+++ Data section +++
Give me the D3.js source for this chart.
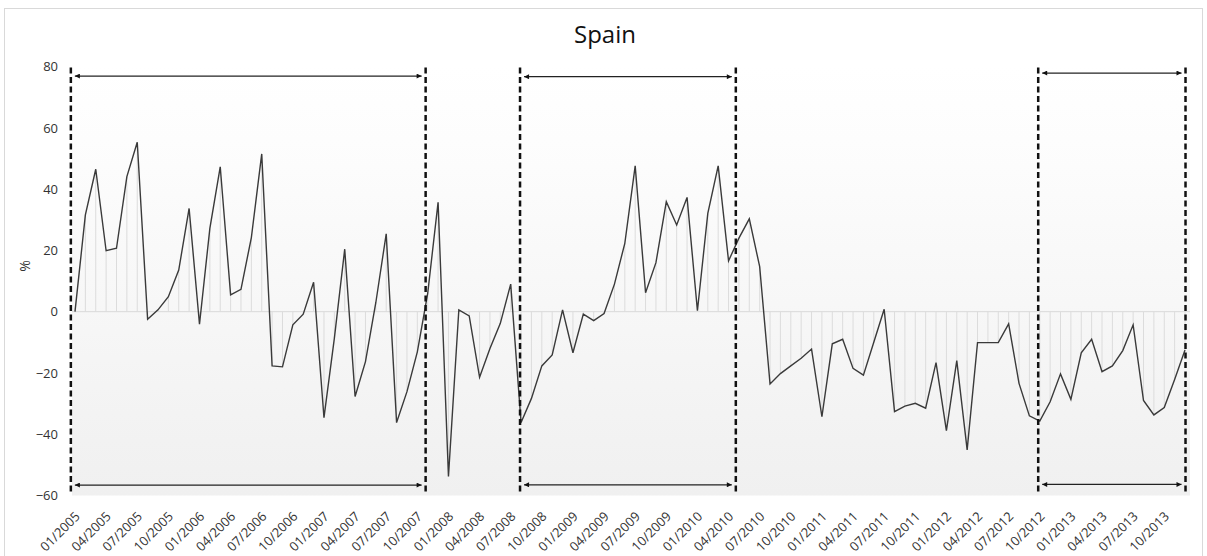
<!DOCTYPE html>
<html>
<head>
<meta charset="utf-8">
<script src="https://cdn.jsdelivr.net/npm/d3@7"></script>
<style>
  html, body { margin: 0; padding: 0; background: #fff; }
  svg { display: block; font-family: "Open Sans", sans-serif; }
</style>
</head>
<body>
<svg id="chart" width="1207" height="556"></svg>
<script>
// monthly values (%), 01/2005 .. 12/2013
const values = [
  0, 31.6, 46.5, 19.9, 20.7, 44.1, 55.3, -2.5, 0.6, 4.9, 13.6, 33.7,
  -4.1, 27.2, 47.3, 5.5, 7.3, 24.2, 51.5, -17.7, -18.0, -4.3, -0.8, 9.6,
  -34.6, -8.7, 20.4, -27.7, -16.3, 3.0, 25.4, -36.2, -26.1, -13.1, 6.0, 35.7,
  -53.8, 0.6, -1.4, -21.4, -12.0, -3.8, 9.0, -36.2, -28.3, -17.7, -14.1, 0.6,
  -13.4, -0.8, -2.9, -0.6, 9.0, 22.3, 47.6, 6.2, 16.0, 35.9, 28.3, 37.3,
  0.3, 32.1, 47.6, 16.6, 24.0, 30.3, 14.7, -23.6, -20.2, -17.7, -15.2, -12.2,
  -34.3, -10.5, -9.0, -18.5, -20.7, -10.0, 0.8, -32.6, -30.8, -29.9, -31.5, -16.6,
  -38.8, -16.0, -45.1, -10.1, -10.1, -10.1, -4.0, -23.4, -34.0, -35.7, -29.4, -20.3,
  -28.6, -13.4, -9.0, -19.6, -17.7, -12.7, -4.3, -29.0, -33.7, -31.3, -22.1, -12.5
];

const tickLabels = [
  "01/2005", "04/2005", "07/2005", "10/2005",
  "01/2006", "04/2006", "07/2006", "10/2006",
  "01/2007", "04/2007", "07/2007", "10/2007",
  "01/2008", "04/2008", "07/2008", "10/2008",
  "01/2009", "04/2009", "07/2009", "10/2009",
  "01/2010", "04/2010", "07/2010", "10/2010",
  "01/2011", "04/2011", "07/2011", "10/2011",
  "01/2012", "04/2012", "07/2012", "10/2012",
  "01/2013", "04/2013", "07/2013", "10/2013"
];

const yTicks = [-60, -40, -20, 0, 20, 40, 60, 80];

// marked periods, in month index units (0 = 01/2005)
const periodStart = [-0.4, 42.9, 92.85];
const periodEnd = [33.8, 63.7, 107.05];
const arrowTop = [76.9, 76.7, 77.9];
const arrowBottom = [-56.6, -56.5, -56.4];

const TITLE = "Spain",
      Y_LABEL = "%",
      PLOT_LEFT = 72,
      PLOT_RIGHT = 1190,
      ARROW_INSET = 4;

function labelIndex(label) {
  let month = +label.slice(0, 2),
      year = +label.slice(3);
  return (year - 2005) * 12 + month - 1;
}

const svg = d3.select("#chart");

const x = d3.scaleLinear().domain([0, values.length - 1]).range([75, 1185]);
const y = d3.scaleLinear().domain([-60, 80]).range([495.5, 66.6]);

// outer frame
svg.append("rect")
  .attr("x", 4.5)
  .attr("y", 8.5)
  .attr("width", 1198)
  .attr("height", 600)
  .attr("fill", "#fff")
  .attr("stroke", "#d9d9d9");

let defs = svg.append("defs");

let grad = defs.append("linearGradient")
  .attr("id", "plotfill")
  .attr("x1", 0).attr("y1", 0)
  .attr("x2", 0).attr("y2", 1);
grad.append("stop").attr("offset", "0").attr("stop-color", "#ffffff");
grad.append("stop").attr("offset", "0.17").attr("stop-color", "#fdfdfd");
grad.append("stop").attr("offset", "1").attr("stop-color", "#f0f0f0");

defs.append("marker")
  .attr("id", "head")
  .attr("viewBox", "0 0 10 10")
  .attr("refX", 10)
  .attr("refY", 5)
  .attr("markerWidth", 6)
  .attr("markerHeight", 5)
  .attr("markerUnits", "userSpaceOnUse")
  .attr("orient", "auto-start-reverse")
  .append("path")
  .attr("d", "M0,0 L10,5 L0,10 z")
  .attr("fill", "#111");

// plot area
svg.append("rect")
  .attr("x", PLOT_LEFT)
  .attr("y", y(80))
  .attr("width", PLOT_RIGHT - PLOT_LEFT)
  .attr("height", y(-60) - y(80))
  .attr("fill", "url(#plotfill)");

// zero line
svg.append("line")
  .attr("x1", PLOT_LEFT)
  .attr("x2", PLOT_RIGHT)
  .attr("y1", y(0))
  .attr("y2", y(0))
  .attr("stroke", "#d9d9d9")
  .attr("stroke-width", 1);

// drop lines
svg.append("g")
  .selectAll("line")
  .data(values)
  .join("line")
  .attr("x1", (d, i) => x(i))
  .attr("x2", (d, i) => x(i))
  .attr("y1", y(0))
  .attr("y2", d => y(d))
  .attr("stroke", "#dcdcdc")
  .attr("stroke-width", 1);

// series
let line = d3.line()
  .x((d, i) => x(i))
  .y(d => y(d));

svg.append("path")
  .datum(values)
  .attr("d", line)
  .attr("fill", "none")
  .attr("stroke", "#3a3a3a")
  .attr("stroke-width", 1.4)
  .attr("stroke-linejoin", "miter");

// y axis
let yAxis = svg.append("g")
  .attr("transform", "translate(" + 58 + ",0)")
  .call(d3.axisLeft(y).tickValues(yTicks).tickSize(0).tickPadding(0).tickFormat(d3.format("d")));
yAxis.select(".domain").remove();
yAxis.selectAll("text")
  .attr("font-family", "Open Sans, sans-serif")
  .attr("font-size", 13)
  .attr("fill", "#333");

svg.append("text")
  .attr("transform", "translate(30," + 266 + ") rotate(-90)")
  .attr("text-anchor", "middle")
  .attr("font-size", 14)
  .attr("fill", "#333")
  .text(Y_LABEL);

// x axis
let xAxis = svg.append("g")
  .attr("transform", "translate(2," + 514 + ")")
  .call(d3.axisBottom(x)
    .tickValues(tickLabels.map(labelIndex))
    .tickSize(0)
    .tickFormat((d, i) => tickLabels[i]));
xAxis.select(".domain").remove();
xAxis.selectAll("text")
  .attr("font-family", "Open Sans, sans-serif")
  .attr("font-size", 13)
  .attr("fill", "#333")
  .attr("text-anchor", "end")
  .attr("x", 0)
  .attr("y", 0)
  .attr("dy", "0.35em")
  .attr("transform", "rotate(-45)");

// period markers
let periods = periodStart.map((s, i) => ({
  start: s, end: periodEnd[i], top: arrowTop[i], bottom: arrowBottom[i]
}));

let pg = svg.append("g");

pg.selectAll("line.bound")
  .data(periods.flatMap(p => [p.start, p.end]))
  .join("line")
  .attr("class", "bound")
  .attr("x1", d => x(d))
  .attr("x2", d => x(d))
  .attr("y1", y(80) + 1)
  .attr("y2", y(-60) - 1)
  .attr("stroke", "#111")
  .attr("stroke-width", 2.5)
  .attr("stroke-dasharray", "6,3.5");

pg.selectAll("line.arrow")
  .data(periods.flatMap(p => [{p: p, v: p.top}, {p: p, v: p.bottom}]))
  .join("line")
  .attr("class", "arrow")
  .attr("x1", d => x(d.p.start) + ARROW_INSET)
  .attr("x2", d => x(d.p.end) - ARROW_INSET)
  .attr("y1", d => y(d.v))
  .attr("y2", d => y(d.v))
  .attr("stroke", "#222")
  .attr("stroke-width", 1.2)
  .attr("marker-start", "url(#head)")
  .attr("marker-end", "url(#head)");

// title
svg.append("text")
  .attr("x", 605)
  .attr("y", 43)
  .attr("text-anchor", "middle")
  .attr("font-size", 24)
  .attr("fill", "#111")
  .text(TITLE);
</script>
</body>
</html>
+++
● Your task
Leave out the pictures and restate everything else word for word.

● Result of this exercise
Give me the D3.js source for this chart.
<!DOCTYPE html>
<html>
<head>
<meta charset="utf-8">
<script src="https://cdn.jsdelivr.net/npm/d3@7"></script>
<style>
  html, body { margin: 0; padding: 0; background: #fff; }
  svg { display: block; font-family: "Open Sans", sans-serif; }
</style>
</head>
<body>
<svg id="chart" width="1207" height="556"></svg>
<script>
// monthly values (%), 01/2005 .. 12/2013
const values = [
  0, 31.6, 46.5, 19.9, 20.7, 44.1, 55.3, -2.5, 0.6, 4.9, 13.6, 33.7,
  -4.1, 27.2, 47.3, 5.5, 7.3, 24.2, 51.5, -17.7, -18.0, -4.3, -0.8, 9.6,
  -34.6, -8.7, 20.4, -27.7, -16.3, 3.0, 25.4, -36.2, -26.1, -13.1, 6.0, 35.7,
  -53.8, 0.6, -1.4, -21.4, -12.0, -3.8, 9.0, -36.2, -28.3, -17.7, -14.1, 0.6,
  -13.4, -0.8, -2.9, -0.6, 9.0, 22.3, 47.6, 6.2, 16.0, 35.9, 28.3, 37.3,
  0.3, 32.1, 47.6, 16.6, 24.0, 30.3, 14.7, -23.6, -20.2, -17.7, -15.2, -12.2,
  -34.3, -10.5, -9.0, -18.5, -20.7, -10.0, 0.8, -32.6, -30.8, -29.9, -31.5, -16.6,
  -38.8, -16.0, -45.1, -10.1, -10.1, -10.1, -4.0, -23.4, -34.0, -35.7, -29.4, -20.3,
  -28.6, -13.4, -9.0, -19.6, -17.7, -12.7, -4.3, -29.0, -33.7, -31.3, -22.1, -12.5
];

const tickLabels = [
  "01/2005", "04/2005", "07/2005", "10/2005",
  "01/2006", "04/2006", "07/2006", "10/2006",
  "01/2007", "04/2007", "07/2007", "10/2007",
  "01/2008", "04/2008", "07/2008", "10/2008",
  "01/2009", "04/2009", "07/2009", "10/2009",
  "01/2010", "04/2010", "07/2010", "10/2010",
  "01/2011", "04/2011", "07/2011", "10/2011",
  "01/2012", "04/2012", "07/2012", "10/2012",
  "01/2013", "04/2013", "07/2013", "10/2013"
];

const yTicks = [-60, -40, -20, 0, 20, 40, 60, 80];

// marked periods, in month index units (0 = 01/2005)
const periodStart = [-0.4, 42.9, 92.85];
const periodEnd = [33.8, 63.7, 107.05];
const arrowTop = [76.9, 76.7, 77.9];
const arrowBottom = [-56.6, -56.5, -56.4];

const TITLE = "Spain",
      Y_LABEL = "%",
      PLOT_LEFT = 72,
      PLOT_RIGHT = 1190,
      ARROW_INSET = 4;

function labelIndex(label) {
  let month = +label.slice(0, 2),
      year = +label.slice(3);
  return (year - 2005) * 12 + month - 1;
}

const svg = d3.select("#chart");

const x = d3.scaleLinear().domain([0, values.length - 1]).range([75, 1185]);
const y = d3.scaleLinear().domain([-60, 80]).range([495.5, 66.6]);

// outer frame
svg.append("rect")
  .attr("x", 4.5)
  .attr("y", 8.5)
  .attr("width", 1198)
  .attr("height", 600)
  .attr("fill", "#fff")
  .attr("stroke", "#d9d9d9");

let defs = svg.append("defs");

let grad = defs.append("linearGradient")
  .attr("id", "plotfill")
  .attr("x1", 0).attr("y1", 0)
  .attr("x2", 0).attr("y2", 1);
grad.append("stop").attr("offset", "0").attr("stop-color", "#ffffff");
grad.append("stop").attr("offset", "0.17").attr("stop-color", "#fdfdfd");
grad.append("stop").attr("offset", "1").attr("stop-color", "#f0f0f0");

defs.append("marker")
  .attr("id", "head")
  .attr("viewBox", "0 0 10 10")
  .attr("refX", 10)
  .attr("refY", 5)
  .attr("markerWidth", 6)
  .attr("markerHeight", 5)
  .attr("markerUnits", "userSpaceOnUse")
  .attr("orient", "auto-start-reverse")
  .append("path")
  .attr("d", "M0,0 L10,5 L0,10 z")
  .attr("fill", "#111");

// plot area
svg.append("rect")
  .attr("x", PLOT_LEFT)
  .attr("y", y(80))
  .attr("width", PLOT_RIGHT - PLOT_LEFT)
  .attr("height", y(-60) - y(80))
  .attr("fill", "url(#plotfill)");

// zero line
svg.append("line")
  .attr("x1", PLOT_LEFT)
  .attr("x2", PLOT_RIGHT)
  .attr("y1", y(0))
  .attr("y2", y(0))
  .attr("stroke", "#d9d9d9")
  .attr("stroke-width", 1);

// drop lines
svg.append("g")
  .selectAll("line")
  .data(values)
  .join("line")
  .attr("x1", (d, i) => x(i))
  .attr("x2", (d, i) => x(i))
  .attr("y1", y(0))
  .attr("y2", d => y(d))
  .attr("stroke", "#dcdcdc")
  .attr("stroke-width", 1);

// series
let line = d3.line()
  .x((d, i) => x(i))
  .y(d => y(d));

svg.append("path")
  .datum(values)
  .attr("d", line)
  .attr("fill", "none")
  .attr("stroke", "#3a3a3a")
  .attr("stroke-width", 1.4)
  .attr("stroke-linejoin", "miter");

// y axis
let yAxis = svg.append("g")
  .attr("transform", "translate(" + 58 + ",0)")
  .call(d3.axisLeft(y).tickValues(yTicks).tickSize(0).tickPadding(0).tickFormat(d3.format("d")));
yAxis.select(".domain").remove();
yAxis.selectAll("text")
  .attr("font-family", "Open Sans, sans-serif")
  .attr("font-size", 13)
  .attr("fill", "#333");

svg.append("text")
  .attr("transform", "translate(30," + 266 + ") rotate(-90)")
  .attr("text-anchor", "middle")
  .attr("font-size", 14)
  .attr("fill", "#333")
  .text(Y_LABEL);

// x axis
let xAxis = svg.append("g")
  .attr("transform", "translate(2," + 514 + ")")
  .call(d3.axisBottom(x)
    .tickValues(tickLabels.map(labelIndex))
    .tickSize(0)
    .tickFormat((d, i) => tickLabels[i]));
xAxis.select(".domain").remove();
xAxis.selectAll("text")
  .attr("font-family", "Open Sans, sans-serif")
  .attr("font-size", 13)
  .attr("fill", "#333")
  .attr("text-anchor", "end")
  .attr("x", 0)
  .attr("y", 0)
  .attr("dy", "0.35em")
  .attr("transform", "rotate(-45)");

// period markers
let periods = periodStart.map((s, i) => ({
  start: s, end: periodEnd[i], top: arrowTop[i], bottom: arrowBottom[i]
}));

let pg = svg.append("g");

pg.selectAll("line.bound")
  .data(periods.flatMap(p => [p.start, p.end]))
  .join("line")
  .attr("class", "bound")
  .attr("x1", d => x(d))
  .attr("x2", d => x(d))
  .attr("y1", y(80) + 1)
  .attr("y2", y(-60) - 1)
  .attr("stroke", "#111")
  .attr("stroke-width", 2.5)
  .attr("stroke-dasharray", "6,3.5");

pg.selectAll("line.arrow")
  .data(periods.flatMap(p => [{p: p, v: p.top}, {p: p, v: p.bottom}]))
  .join("line")
  .attr("class", "arrow")
  .attr("x1", d => x(d.p.start) + ARROW_INSET)
  .attr("x2", d => x(d.p.end) - ARROW_INSET)
  .attr("y1", d => y(d.v))
  .attr("y2", d => y(d.v))
  .attr("stroke", "#222")
  .attr("stroke-width", 1.2)
  .attr("marker-start", "url(#head)")
  .attr("marker-end", "url(#head)");

// title
svg.append("text")
  .attr("x", 605)
  .attr("y", 43)
  .attr("text-anchor", "middle")
  .attr("font-size", 24)
  .attr("fill", "#111")
  .text(TITLE);
</script>
</body>
</html>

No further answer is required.